By: Nicolas Rojas
MLOps deployment pipeline.
This repository contains the source code to train and deploy a binary classification predictive model, using Airflow, Minio and Mlflow. By default, this repository solves the classification problem defined by the loan aproval dataset.
Run the following commands to install and run this project:
git clone https://github.com/nirogu/ML-deploy --depth 1
cd ML-deploy
docker compose -f docker-compose.yaml --env-file config.env up airflow-init --build
docker compose -f docker-compose.yaml --env-file config.env up --build -d
To stop the service, run the folowing command:
docker compose down --volumes --remove-orphans
- The Apache Airflow dashboard will be found on localhost:8080. From there, you can manage the DAGs as described in the project documentation.
- The MLflow dashboard will be found on localhost:8083. From there, you can manage the experiments and models as described in the project documentation.
- The MinIO dashboard will be found on localhost:8082. From there, you can manage the storage buckets used by MLflow as described in the project documentation, although usually this is not needed.
- A JupyterLab service can be accessed at localhost:8085. From there, you can run experiments on the mounted python environment, using Jupyter notebooks as you would in the local environment, as presented in the example.
- The inference API can be accessed through localhost:8086, and the documentation can be found in the docs endpoint.
It is assumed that the data is already collected and presented as a file. If that were not the case, it would be simple to edit the data consuming DAG to obtain the data as needed. Besides, it is assumed that data science related tasks have already been performed over the dataset, so that a machine learning model has already been defined, trained and tested in a local environment. Thus, the main challenge consists on getting the model to production, in a way that updates in the data, the model architecture, or in the training process can be automatically handled; and the model is permanently available for usage upon request. This is why a complete MLOps pipeline will be designed and explained.
This project's architecture is presented in the following diagram:
The architecture works as follows:
- First, an Airflow service is mounted to coordinate and monitor three different workflows: data loading, data preprocessing, and model training. These workflows are represented as Airflow DAGs.
- The data loading workflow can be found in load_raw_data. Its function is retrieving the data from source and storing it (unprocessed) in a SQL database created for this purpose, called raw-data.
- The data preprocessing workflow can be found in preprocess_data. Its function is retrieving the raw data from the raw-data data base, cleaning it, transforming it, splitting it in train/validation/test partitions, and storing the result in a SQL database created for this purpose, called clean-data.

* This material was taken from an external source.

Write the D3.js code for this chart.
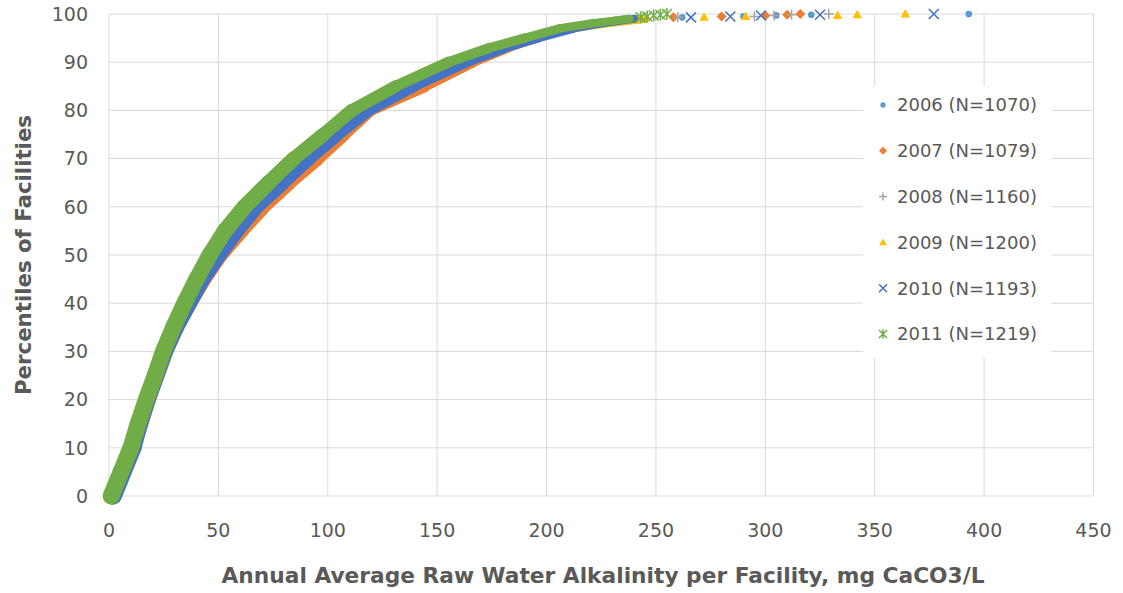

- The model training workflow can be found in train_model. Its function is retrieving the clean data from the clean-data data base, defining a machine learning model (in this particular case, a scikit-learn model), training the model, testing it, and storing the artifacts and training metadata with a mlflow experiment.
- A MLflow service is mounted to coordinate the experimentation process, controlling the model versioning and deploying the necessary pretrained models. This is done by storing the model artifacts in a MinIO bucket and the experimentation metadata in a SQL database created for this purpose. MLflow will also serve a model tagged as production ready to be used by the application API.
- A RestAPI is mounted with FastAPI, in the backend script. This program loads the production tagged model from MLflow and uses it to make predictions on the structured data received as a POST request. Besides returning the prediction, it also stores both the input and the prediction in a separate table in the raw-data database. An example on how to consume the API is presented in the frontend script.
- Every service is defined by its respective docker image and everything is mounted with Docker compose.
Thus, a typical workflow would consist in running the Airflow DAGs to obtain the data, training the model with its respective DAG, reviewing its performance and serving it with MLflow, and consuming it by making POST requests to the API.
- Extra 1: An additional (and optional) JupyterLab service is mounted to help the data scientists run experiments as they would in a local environment. An example is presented in the included notebook.
- Extra 2: An alternative way of deploying the services is pushing each independent container to a docker container registry (e.g. AWS ECR, DockerHub, etc.) and pulling them when building the complete project. This can be done with GitHub Actions that build and push new versions of the docker images when there are changes in the code repository. An example of such a workflow is presented in the GitHub Actions folder (remember to store any sensitive information as GitHub secrets instead of writing it in the code).